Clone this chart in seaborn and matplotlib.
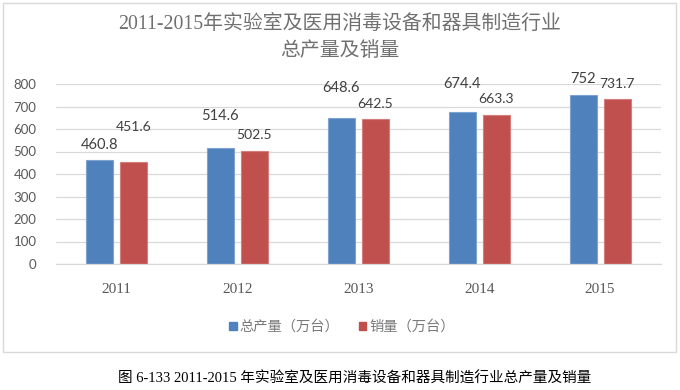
import matplotlib
matplotlib.use("Agg")
import matplotlib.pyplot as plt
import matplotlib.patches as mpatches
import seaborn as sns
import pandas as pd

years = ["2011", "2012", "2013", "2014", "2015"]
production = [460.8, 514.6, 648.6, 674.4, 752]
sales = [451.6, 502.5, 642.5, 663.3, 731.7]
series_names = ["总产量（万台）", "销量（万台）"]
yticks = [0, 100, 200, 300, 400, 500, 600, 700, 800]
title_lines = ["2011-2015年实验室及医用消毒设备和器具制造行业", "总产量及销量"]
caption = "图 6-133 2011-2015 年实验室及医用消毒设备和器具制造行业总产量及销量"

# label offsets above bar tops (pixels), as placed in the reference
prod_label_off = [15, 32, 30, 28, 15.5]
sales_label_off = [35, 16, 15, 16, 15]

df = pd.DataFrame({
    "year": years * 2,
    "value": production + sales,
    "series": [series_names[0]] * len(years) + [series_names[1]] * len(years),
})

sns.set_theme(style="white")
CJK = ["Noto Sans CJK SC", "DejaVu Sans"]
plt.rcParams["font.family"] = CJK

colors = ["#4F81BD", "#C0504D"]
edge_colors = ["#7FA3D0", "#D47E7C"]
gray = "#595959"

fig = plt.figure(figsize=(6.8, 3.9), dpi=100)
ax = fig.add_axes([56 / 680, 1 - 264 / 390, (660.5 - 56) / 680, 180 / 390])

sns.barplot(data=df, x="year", y="value", hue="series", order=years,
            hue_order=series_names, palette=colors, width=0.562, gap=0.206,
            legend=False, ax=ax, saturation=1)

for cont, ec in zip(ax.containers, edge_colors):
    for b in cont:
        b.set_edgecolor(ec)
        b.set_linewidth(0.8)

ax.set_ylim(0, 800)
ax.set_xlim(-0.5, 4.5)
ax.set_yticks(yticks)
ax.set_yticklabels([str(v) for v in yticks], family=["Lato", "DejaVu Sans"],
                   fontsize=9.5, color=gray)
ax.set_xticks(range(len(years)))
ax.set_xticklabels(years, family=["Liberation Serif", "DejaVu Serif"],
                   fontsize=11, color=gray)
ax.tick_params(axis="y", length=0, pad=14)
ax.tick_params(axis="x", length=0, pad=14)
ax.set_xlabel("")
ax.set_ylabel("")
ax.grid(axis="y", color="#D9D9D9", linewidth=0.9)
ax.set_axisbelow(True)
for s in ["top", "right", "left"]:
    ax.spines[s].set_visible(False)
ax.spines["bottom"].set_color("#D9D9D9")
ax.spines["bottom"].set_linewidth(0.9)

vals = [production, sales]
offs = [prod_label_off, sales_label_off]
sizes = [10.5, 10]
for cont, v, o, fs in zip(ax.containers, vals, offs, sizes):
    for b, val, off in zip(cont, v, o):
        txt = f"{val:g}"
        ax.annotate(txt, (b.get_x() + b.get_width() / 2, b.get_height()),
                    xytext=(0, off * 0.72), textcoords="offset points",
                    ha="center", va="center", fontsize=fs, color="#404040",
                    family=["Lato", "DejaVu Sans"])

# titles
title_color = "#707070"
fig.text(0.5, 1 - 25 / 390, title_lines[0], ha="center", va="center",
         fontsize=14.3, color=title_color,
         family=["Liberation Serif", "Noto Sans CJK SC"], fontweight="light")
fig.text(0.5, 1 - 51 / 390, title_lines[1], ha="center", va="center",
         fontsize=14.3, color=title_color, family=["Noto Sans CJK SC"],
         fontweight="light")

# legend
handles = [mpatches.Patch(facecolor=c, edgecolor=c, label=n)
           for c, n in zip(colors, series_names)]
leg = fig.legend(handles=handles, loc="center", bbox_to_anchor=(0.503, 1 - 327 / 390),
                 ncol=2, frameon=False, fontsize=10.3, handlelength=0.5,
                 handleheight=0.5, handletextpad=0.2, columnspacing=1.4)
for t in leg.get_texts():
    t.set_color("#7a7a7a")

# outer chart border
border = mpatches.Rectangle((3 / 680, 1 - 352 / 390), 673 / 680, 349 / 390,
                            transform=fig.transFigure, fill=False,
                            edgecolor="#D9D9D9", linewidth=1.0)
fig.patches.append(border)

# caption
fig.text(355 / 680, 1 - 379 / 390, caption, ha="center", va="center",
         fontsize=10.5, color="black", family=["Liberation Serif", "Noto Sans CJK SC"])

fig.savefig("out.png", dpi=100)
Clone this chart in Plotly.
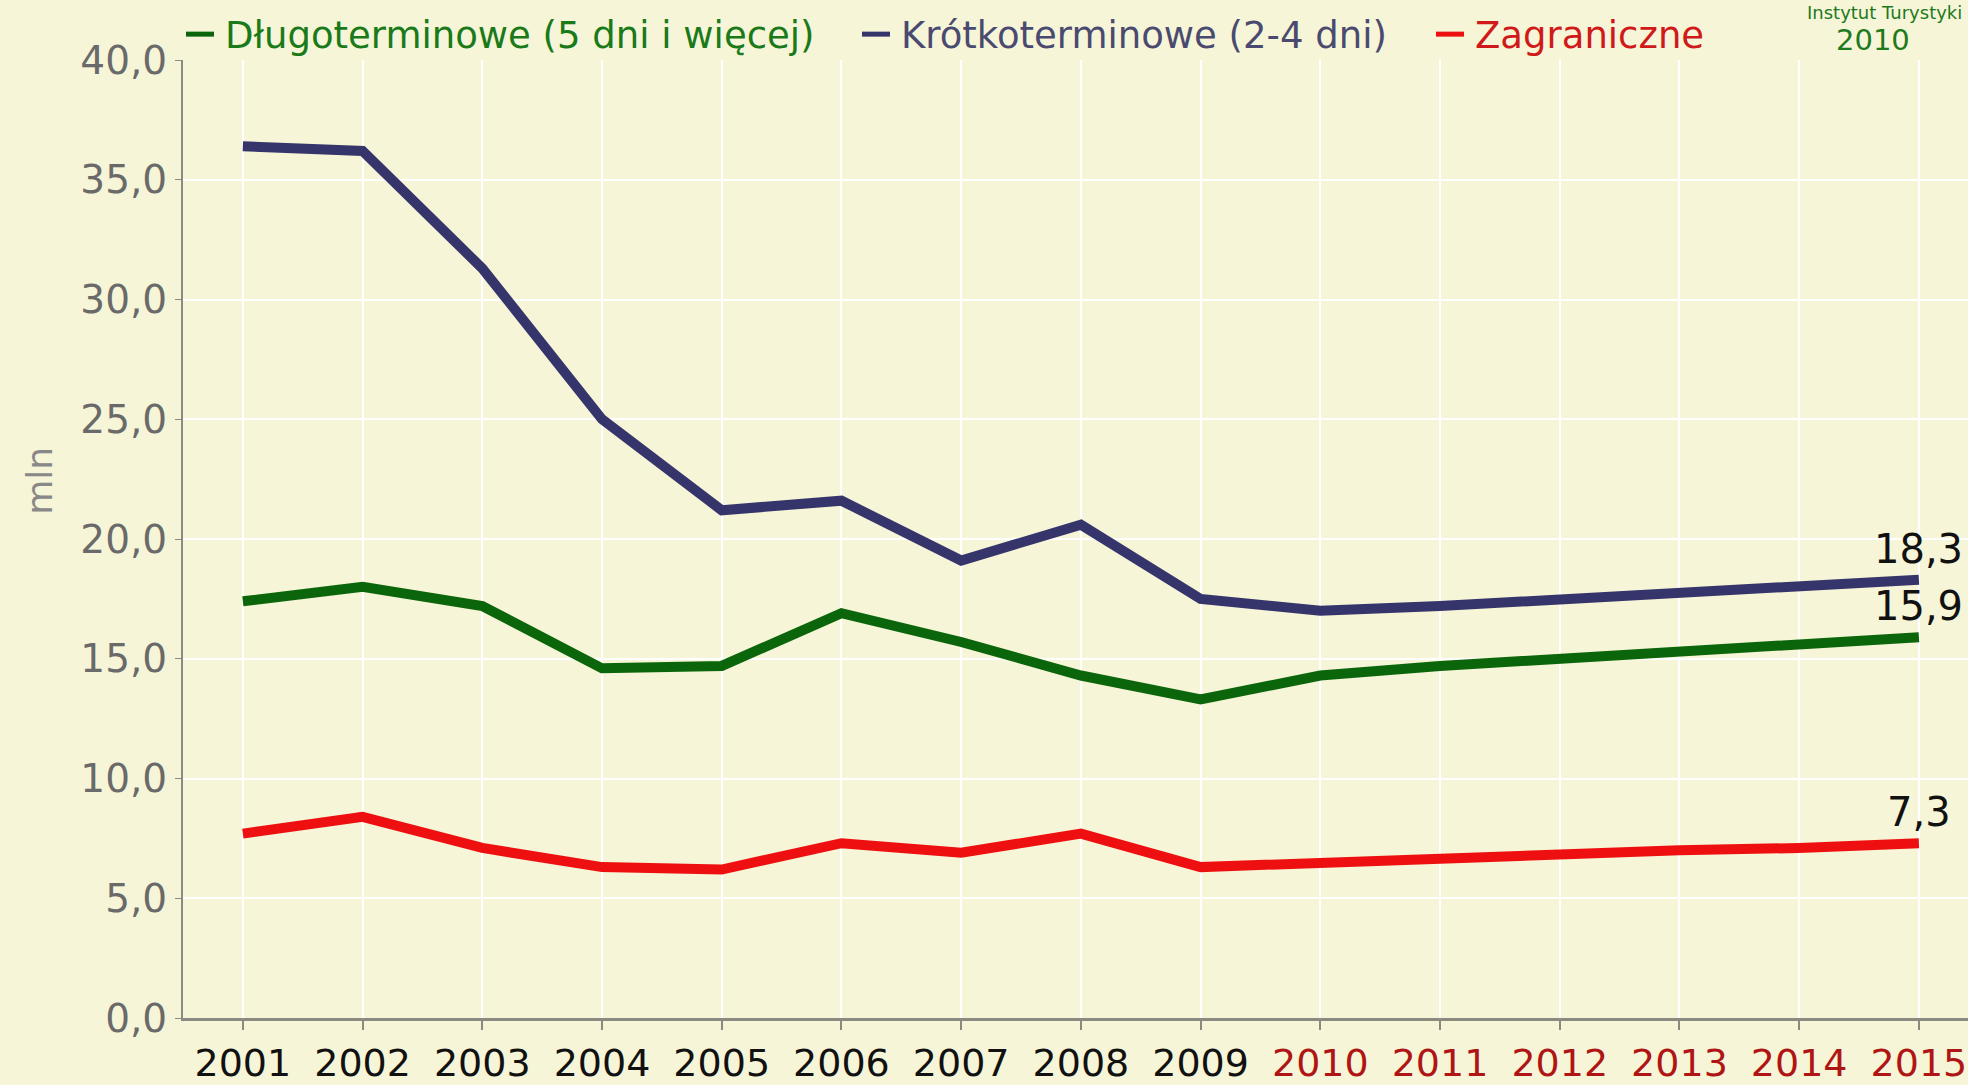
import plotly.graph_objects as go

years = list(range(2001, 2016))
dlugo = [17.4, 18.0, 17.2, 14.6, 14.7, 16.9, 15.7, 14.3, 13.3, 14.3, 14.7, 15.0, 15.3, 15.6, 15.9]
krotko = [36.4, 36.2, 31.3, 25.0, 21.2, 21.6, 19.1, 20.6, 17.5, 17.0, 17.2, 17.5, 17.8, 18.0, 18.3]
zagr = [7.7, 8.4, 7.1, 6.3, 6.2, 7.3, 6.9, 7.7, 6.3, 6.5, 6.6, 6.8, 7.0, 7.1, 7.3]
names = ["Długoterminowe (5 dni i więcej)", "Krótkoterminowe (2-4 dni)", "Zagraniczne"]
colors = ["#0b660b", "#35356c", "#ee1010"]
legend_text_colors = ["#1a7a1a", "#4a4a70", "#d01a1a"]
ytick_vals = [0, 5, 10, 15, 20, 25, 30, 35, 40]

FONT = "DejaVu Sans"
BG = "#f7f5d7"
W, H = 1968, 1085
ML, MT, MB = 183, 60, 62
PW, PH = W - ML, H - MT - MB


def px_x(px):
    return (px - ML) / PW


def px_y(py):
    return (H - MB - py) / PH


fig = go.Figure()
for vals, name, col in zip([dlugo, krotko, zagr], names, colors):
    fig.add_trace(go.Scatter(
        x=years, y=vals, mode="lines", name=name, showlegend=False,
        line=dict(color=col, width=10),
    ))

# end value labels
for vals in [krotko, dlugo, zagr]:
    fig.add_annotation(x=years[-1], y=vals[-1], text=f"{vals[-1]:.1f}".replace(".", ","),
                       showarrow=False, yshift=31, xshift=0,
                       font=dict(family=FONT, size=40, color="#111111"))

# legend (manual, colored text)
leg_dash_px = [186, 862, 1436]
for name, col, tcol, dx in zip(names, colors, legend_text_colors, leg_dash_px):
    fig.add_shape(type="line", xref="paper", yref="paper",
                  x0=px_x(dx), x1=px_x(dx + 28), y0=px_y(34), y1=px_y(34),
                  line=dict(color=col, width=5))
    fig.add_annotation(xref="paper", yref="paper", x=px_x(dx + 37), y=px_y(35),
                       xanchor="left", yanchor="middle", showarrow=False, text=name,
                       font=dict(family=FONT, size=37, color=tcol))

# source note, top right
fig.add_annotation(xref="paper", yref="paper", x=px_x(1964), y=px_y(0),
                   xanchor="right", yanchor="top", showarrow=False,
                   text="Instytut Turystyki", font=dict(family=FONT, size=18, color="#1d7a1d"))
fig.add_annotation(xref="paper", yref="paper", x=px_x(1873), y=px_y(40),
                   xanchor="center", yanchor="middle", showarrow=False,
                   text="2010", font=dict(family=FONT, size=29, color="#1d7a1d"))

# y-axis title
fig.add_annotation(xref="paper", yref="paper", x=px_x(40), y=px_y(483),
                   xanchor="center", yanchor="middle", showarrow=False, textangle=-90,
                   text="mln", font=dict(family=FONT, size=36, color="#888888"))

tick_text = []
for y in years:
    c = "#111111" if y < 2010 else "#b01515"
    tick_text.append(f'<span style="color:{c}">{y}</span>')

fig.update_layout(
    width=W, height=H,
    paper_bgcolor=BG, plot_bgcolor=BG,
    margin=dict(l=ML, r=0, t=MT, b=MB, pad=0),
    font=dict(family=FONT, size=36, color="#555555"),
    showlegend=False,
    xaxis=dict(range=[2000.5, 2015.41], tickvals=years, ticktext=tick_text,
               showgrid=True, gridcolor="#ffffff", gridwidth=2,
               showline=True, linecolor="#8a8a80", linewidth=3,
               ticks="outside", ticklen=9, tickcolor="#8a8a80", tickwidth=2,
               tickfont=dict(family=FONT, size=38), zeroline=False),
    yaxis=dict(range=[0, 40], tickvals=ytick_vals,
               ticktext=[f"{v:.1f}".replace(".", ",") for v in ytick_vals],
               showgrid=True, gridcolor="#ffffff", gridwidth=2,
               showline=True, linecolor="#8a8a80", linewidth=2,
               ticks="outside", ticklen=6, tickcolor="#8a8a80",
               tickfont=dict(family=FONT, size=39, color="#6a6a6a"), zeroline=False),
)

fig.write_html("out.html", config={"displayModeBar": False},
               post_script="document.body.style.margin='0';document.body.style.overflow='hidden';")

::::

Exercise description: Take the lines from the start of the material to the line with "import pandas as pd", both included, and transcribe them exactly without the pictures.

Task answer:
Clone this chart in seaborn and matplotlib.
import matplotlib
matplotlib.use("Agg")
import matplotlib.pyplot as plt
import matplotlib.patches as mpatches
import seaborn as sns
import pandas as pd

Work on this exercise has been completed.